Reputation: 378
I have ~50 commits in my local Git repository. I have made some changes to a particular file in current HEAD, and i would like to update those file changes to all the previous commits. Is it possible achieve this in git??
Upvotes: 0
Views: 74
Reputation: 45659
UPDATE - Although the command in my original answer works, on reflection it may not be the best one to use in an index filter; added some comments about this
It is possible, but there is a cost.
What you are describing is a "history rewrite", which will change the commit ID of every commit. If you alone use this repo, and you haven't been using the commit ID (SHA) values for anything (like documentation, or whatever), then that's probably fine.
If others also use the repo (or if you have multiple clones) you'll need to coordinate a cut-over. Basically my advice would be to arrange for a time when all updates have been pushed to a common repo (probably origin), then discard all the clones, then do the rewrite and replace the origin, then re-clone. Technically you don't have to do it that way, but see "recovering from upstream rebase" in the git rebase
documentation (which actually applies to any history rewrite).

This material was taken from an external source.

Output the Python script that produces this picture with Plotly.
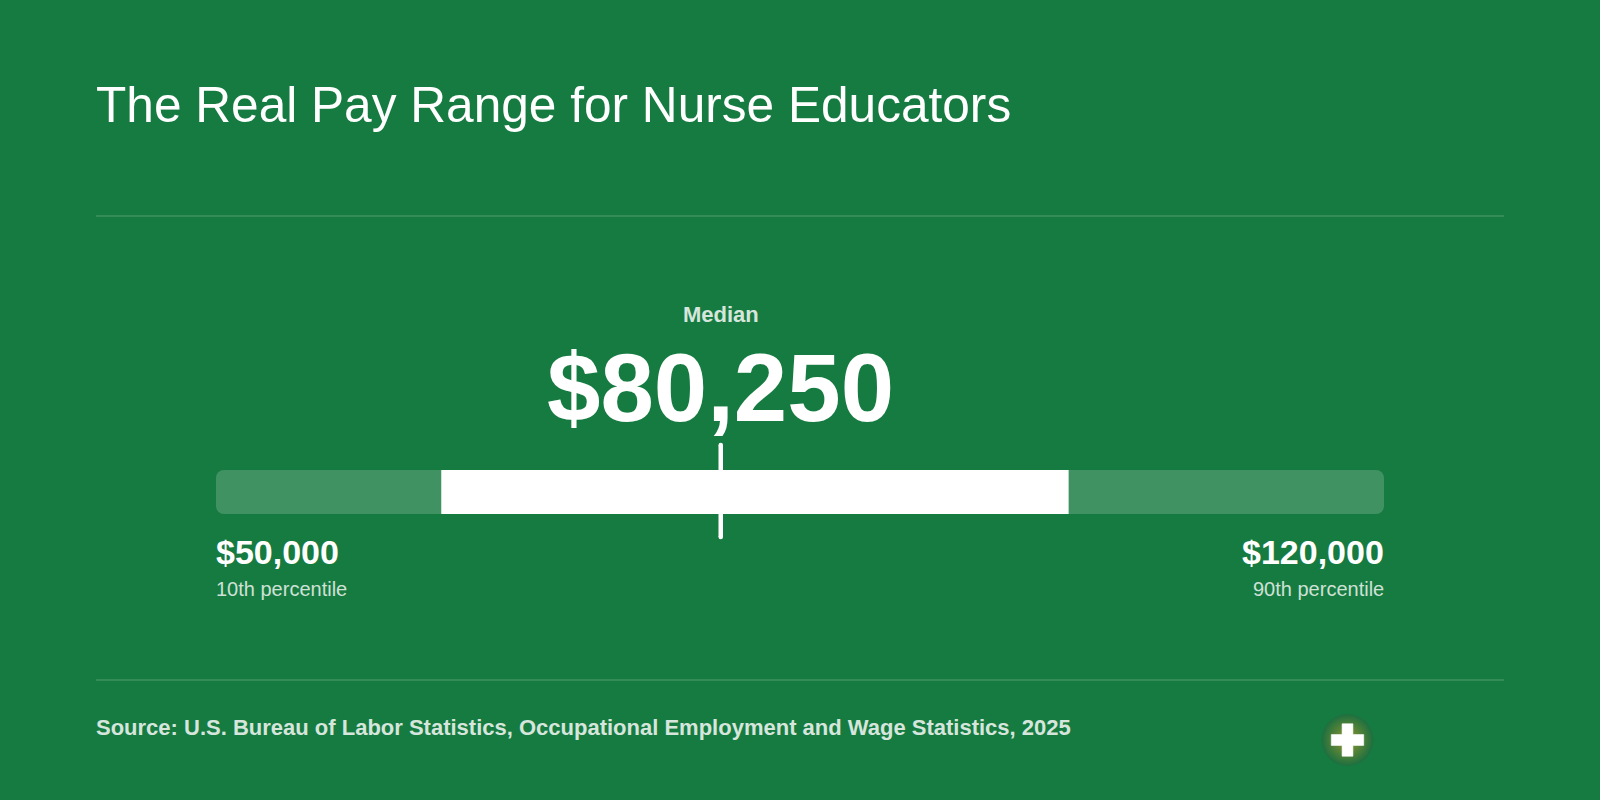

So if you decide to go ahead with the rewrite, the simplest way is probably to use git filter-branch
. (If certain assumptions about your repo are true, then a rebase
-based approach could work; but filter-branch
is more generally applicable.)
git filter-branch --index-filter 'git reset master -- file/to/be/rewritten' -- --all
This creates some "backup" refs which you'll want to remove once you've validated the result.
Note that I originally suggested
git filter-branch --index-filter 'git checkout master -- file/to/be/rewritten' -- --all
which also seems to work; but the reset
command is more purely related to updating the index, so may be a better choice here.